White House Defends Waterboarding
After having danced around the issue for years, the White House has finally admitted that it did use torture. In an astonishing statement, the White House Press officer, Tony Fratto, asserted that that the CIA had used waterboarding in the past and may use the technique again in the future.
As far as can be traced, waterboarding is a technique first employed by the Inquisition in Spain to force confessions from converted Jews and others who were suspected of not being true Christians. The prisoner’s face is pushed down into water and he or she begins to choke as the victim gasps for air. Those who have experienced the technique have no doubt that it constitutes torture.
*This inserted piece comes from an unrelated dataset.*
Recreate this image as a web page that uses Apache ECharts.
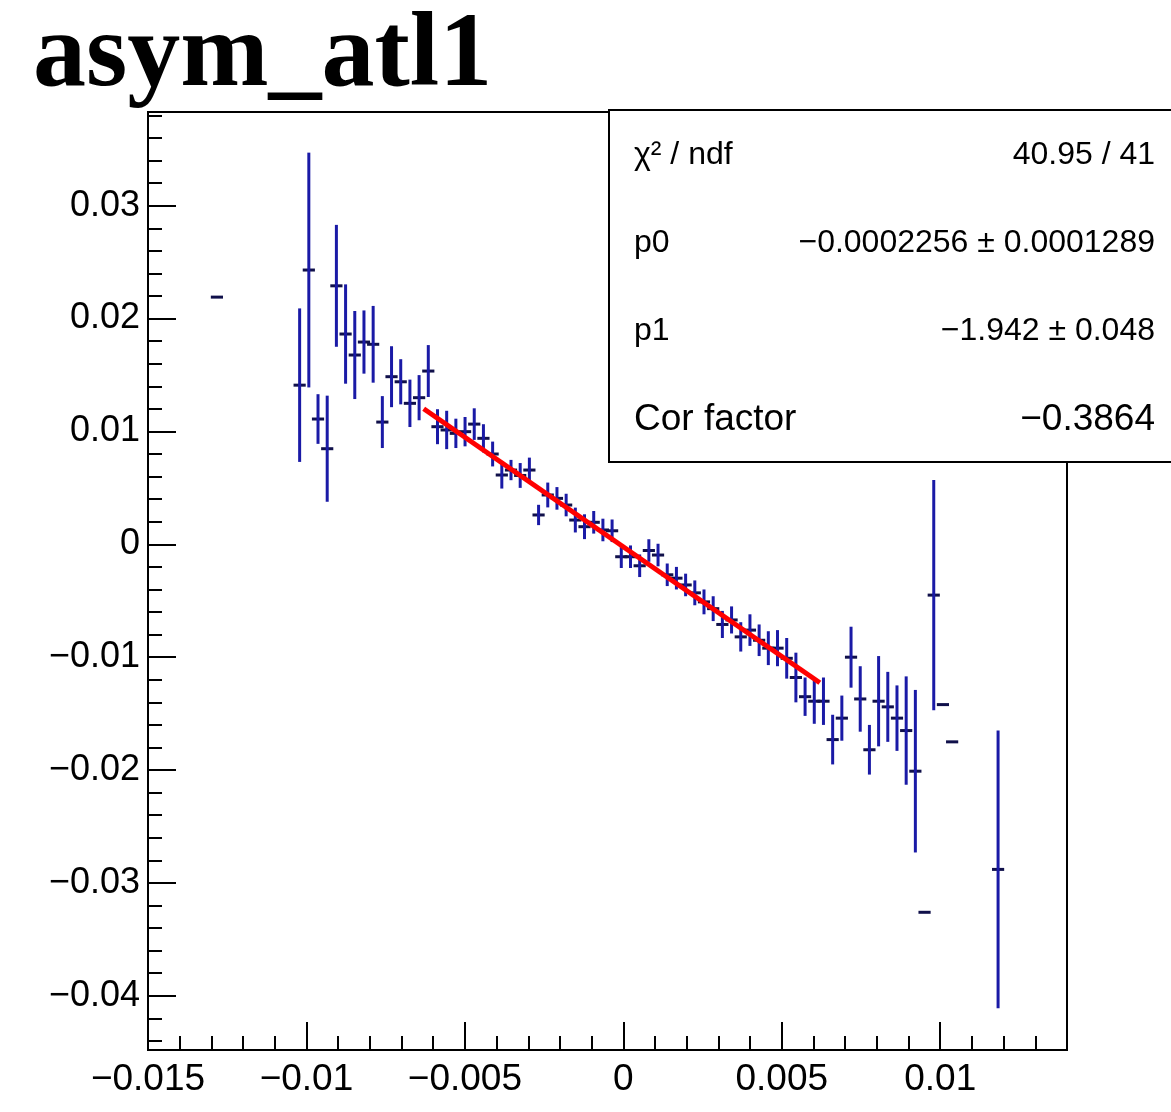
<!DOCTYPE html>
<html><head><meta charset="utf-8">
<script src="https://cdn.jsdelivr.net/npm/echarts@6/dist/echarts.min.js"></script>
<style>html,body{margin:0;padding:0;background:#fff}#c{width:1171px;height:1112px}</style>
</head><body><div id="c"></div>
<script>
// ---- data ----
const binCenters = [
  -0.012825, -0.010215, -0.009925, -0.009635, -0.009345, -0.009055, -0.008765, -0.008475,
  -0.008185, -0.007895, -0.007605, -0.007315, -0.007025, -0.006735, -0.006445, -0.006155,
  -0.005865, -0.005575, -0.005285, -0.004995, -0.004705, -0.004415, -0.004125, -0.003835,
  -0.003545, -0.003255, -0.002965, -0.002675, -0.002385, -0.002095, -0.001805, -0.001515,
  -0.001225, -0.000935, -0.000645, -0.000355, -0.000065, 0.000225, 0.000515, 0.000805,
  0.001095, 0.001385, 0.001675, 0.001965, 0.002255, 0.002545, 0.002835, 0.003125,
  0.003415, 0.003705, 0.003995, 0.004285, 0.004575, 0.004865, 0.005155, 0.005445,
  0.005735, 0.006025, 0.006315, 0.006605, 0.006895, 0.007185, 0.007475, 0.007765,
  0.008055, 0.008345, 0.008635, 0.008925, 0.009215, 0.009505, 0.009795, 0.010085,
  0.010375, 0.011825
];
const values = [
  0.0219, 0.0141, 0.0243, 0.0111, 0.00847, 0.0229, 0.01863, 0.01677,
  0.01792, 0.01772, 0.01083, 0.01485, 0.0144, 0.01249, 0.01299, 0.01535,
  0.01042, 0.01013, 0.00983, 0.00998, 0.01065, 0.00939, 0.0080, 0.00614,
  0.00658, 0.0061, 0.00658, 0.0026, 0.00437, 0.00407, 0.00348, 0.00215,
  0.00156, 0.00195, 0.00127, 0.0012, -0.0011, -0.0011, -0.0019, -0.00055,
  -0.00095, -0.0027, -0.0030, -0.0036, -0.0043, -0.0051, -0.0057, -0.0071,
  -0.0067, -0.0082, -0.0076, -0.0085, -0.0092, -0.0092, -0.0101, -0.0118,
  -0.0135, -0.0139, -0.0139, -0.0173, -0.0154, -0.0100, -0.0137, -0.0182,
  -0.0139, -0.0144, -0.0154, -0.0165, -0.0201, -0.0326, -0.0045, -0.0142,
  -0.0175, -0.0288
];
const errors = [
  0, 0.0068, 0.0104, 0.0022, 0.0047, 0.0054, 0.0044, 0.0039,
  0.0028, 0.0034, 0.0023, 0.0027, 0.0020, 0.0021, 0.0020, 0.0023,
  0.00155, 0.0017, 0.0013, 0.0013, 0.0014, 0.00125, 0.0011, 0.0012,
  0.0009, 0.0011, 0.0011, 0.0009, 0.0011, 0.0010, 0.0010, 0.0011,
  0.0011, 0.0010, 0.0010, 0.0010, 0.0010, 0.0010, 0.0010, 0.0010,
  0.0010, 0.0010, 0.0010, 0.0010, 0.0011, 0.0011, 0.0011, 0.0012,
  0.0012, 0.0013, 0.0014, 0.0014, 0.0015, 0.0016, 0.0018, 0.0022,
  0.0017, 0.0020, 0.0021, 0.0022, 0.0020, 0.0027, 0.0029, 0.0022,
  0.0040, 0.0031, 0.0029, 0.0048, 0.0072, 0, 0.0102, 0,
  0, 0.0123
];
const halfBinWidth = 0.000145;
const fitX = [-0.0063, 0.0062];
const fitY = [0.012009, -0.012266];
const xMajorTicks = [-0.015, -0.01, -0.005, 0, 0.005, 0.01];
const xMinorTicks = [-0.014, -0.013, -0.012, -0.011, -0.009, -0.008, -0.007, -0.006,
  -0.004, -0.003, -0.002, -0.001, 0.001, 0.002, 0.003, 0.004, 0.006, 0.007, 0.008, 0.009,
  0.011, 0.012, 0.013];
const yMajorTicks = [-0.04, -0.03, -0.02, -0.01, 0, 0.01, 0.02, 0.03];
const yMinorTicks = [-0.044, -0.042, -0.038, -0.036, -0.034, -0.032, -0.028, -0.026, -0.024, -0.022,
  -0.018, -0.016, -0.014, -0.012, -0.008, -0.006, -0.004, -0.002, 0.002, 0.004, 0.006, 0.008,
  0.012, 0.014, 0.016, 0.018, 0.022, 0.024, 0.026, 0.028, 0.032, 0.034, 0.036, 0.038];
const titleText = 'asym_atl1';
const statsNames = ['χ² / ndf', 'p0', 'p1', 'Cor factor'];
const statsValues = ['40.95 / 41', '−0.0002256 ± 0.0001289', '−1.942 ± 0.048', '−0.3864'];

// ---- chart ----
const X_MIN = -0.015, X_MAX = 0.014, Y_MIN = -0.0448, Y_MAX = 0.0383;
const FONT = '"Liberation Sans", Arial, sans-serif';
const fmt = v => {
  if (Math.abs(v) < 1e-12) return '0';
  return String(parseFloat(Number(v).toPrecision(6))).replace('-', '\u2212');
};
const pts = binCenters.map((x, i) => [x, values[i], errors[i]]);
const blackLine = { color: '#000', width: 2 };

const chart = echarts.init(document.getElementById('c'), null, { renderer: 'canvas' });
const statsGraphics = [{
  type: 'rect', z: 100,
  shape: { x: 609, y: 110, width: 620, height: 352 },
  style: { fill: '#fff', stroke: '#000', lineWidth: 2 }
}];
const rowY = [155, 243, 331, 420];
const rowSize = [32, 32, 32, 37];
statsNames.forEach((n, i) => {
  statsGraphics.push({ type: 'text', z: 101, x: 634, y: rowY[i],
    style: { text: n, font: rowSize[i] + 'px ' + FONT, fill: '#000', align: 'left', verticalAlign: 'middle' } });
  statsGraphics.push({ type: 'text', z: 101, x: 1155, y: rowY[i],
    style: { text: statsValues[i], font: rowSize[i] + 'px ' + FONT, fill: '#000', align: 'right', verticalAlign: 'middle' } });
});

chart.setOption({
  animation: false,
  backgroundColor: '#fff',
  grid: { left: 148, right: 104, top: 112, bottom: 62, show: true, borderColor: '#000', borderWidth: 2, backgroundColor: 'transparent' },
  xAxis: [{
    type: 'value', min: X_MIN, max: X_MAX, position: 'bottom',
    axisLine: { onZero: false, lineStyle: blackLine },
    axisTick: { inside: true, length: 28, customValues: xMajorTicks, lineStyle: blackLine },
    axisLabel: { customValues: xMajorTicks, formatter: fmt, fontSize: 37, fontFamily: FONT, color: '#000', margin: 11 },
    splitLine: { show: false }
  }, {
    type: 'value', min: X_MIN, max: X_MAX, position: 'bottom',
    axisLine: { show: false, onZero: false },
    axisTick: { inside: true, length: 14, customValues: xMinorTicks, lineStyle: blackLine },
    axisLabel: { show: false }, splitLine: { show: false }
  }],
  yAxis: [{
    type: 'value', min: Y_MIN, max: Y_MAX, position: 'left',
    axisLine: { onZero: false, lineStyle: blackLine },
    axisTick: { inside: true, length: 28, customValues: yMajorTicks, lineStyle: blackLine },
    axisLabel: { customValues: yMajorTicks, formatter: fmt, fontSize: 36, fontFamily: FONT, color: '#000', margin: 8 },
    splitLine: { show: false }
  }, {
    type: 'value', min: Y_MIN, max: Y_MAX, position: 'left',
    axisLine: { show: false, onZero: false },
    axisTick: { inside: true, length: 14, customValues: yMinorTicks, lineStyle: blackLine },
    axisLabel: { show: false }, splitLine: { show: false }
  }],
  series: [{
    type: 'custom', xAxisIndex: 0, yAxisIndex: 0, clip: true,
    data: pts,
    encode: { x: 0, y: 1 },
    renderItem: (params, api) => {
      const x = api.value(0), y = api.value(1), e = api.value(2);
      const l = api.coord([x - halfBinWidth, y]);
      const r = api.coord([x + halfBinWidth, y]);
      const children = [{
        type: 'line', shape: { x1: l[0], y1: l[1], x2: r[0], y2: r[1] },
        style: { stroke: '#10104a', lineWidth: 3, lineCap: 'square' }
      }];
      if (e > 0) {
        const t = api.coord([x, y + e]);
        const b = api.coord([x, y - e]);
        children.push({
          type: 'line', shape: { x1: t[0], y1: t[1], x2: b[0], y2: b[1] },
          style: { stroke: '#1a1aa6', lineWidth: 3 }
        });
      }
      return { type: 'group', children };
    }
  }, {
    type: 'line', xAxisIndex: 0, yAxisIndex: 0, symbol: 'none', z: 5,
    data: fitX.map((x, i) => [x, fitY[i]]),
    lineStyle: { color: '#ff0000', width: 5 }
  }],
  graphic: [{
    type: 'text', x: 33, y: 58, z: 100,
    style: { text: titleText, font: 'bold 106px "Liberation Serif", "Times New Roman", serif', fill: '#000', align: 'left', verticalAlign: 'middle' }
  }].concat(statsGraphics)
});
</script>
</body></html>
Some have thought that the technique had ceased to be used by agencies of the United States government but that that the reason for not condemning it was that the administration wanted to insure that CIA agents who had used waterboarding in their interrogations in the past would not be prosecuted, now it turns out that the reason for not condemning its use is that the government would like to keep waterboarding in its arsenal of interrogation techniques.
President Bush has often said that he approves of harsh interrogation techniques. Prisoners have complained about a variety of abuses: enforced nudity, sensory deprivation, conditions of excessive cold and heat, the lack of sanitary facilities causing prisoners to lie amidst their own feces and uring, constant exposure to artificial light and noise and desecration of religious materials and religious rites. Prisoners who have organized hunger strikes to protest their conditions have been cruelly force fed. Many prisoners have attempted suicide and some have been driven temporarily or permanently insane.
The use of torture was outlawed by the international community in reaction to the horrors perpetrated by the Nazi and Fascist regimes before and during the Second World War.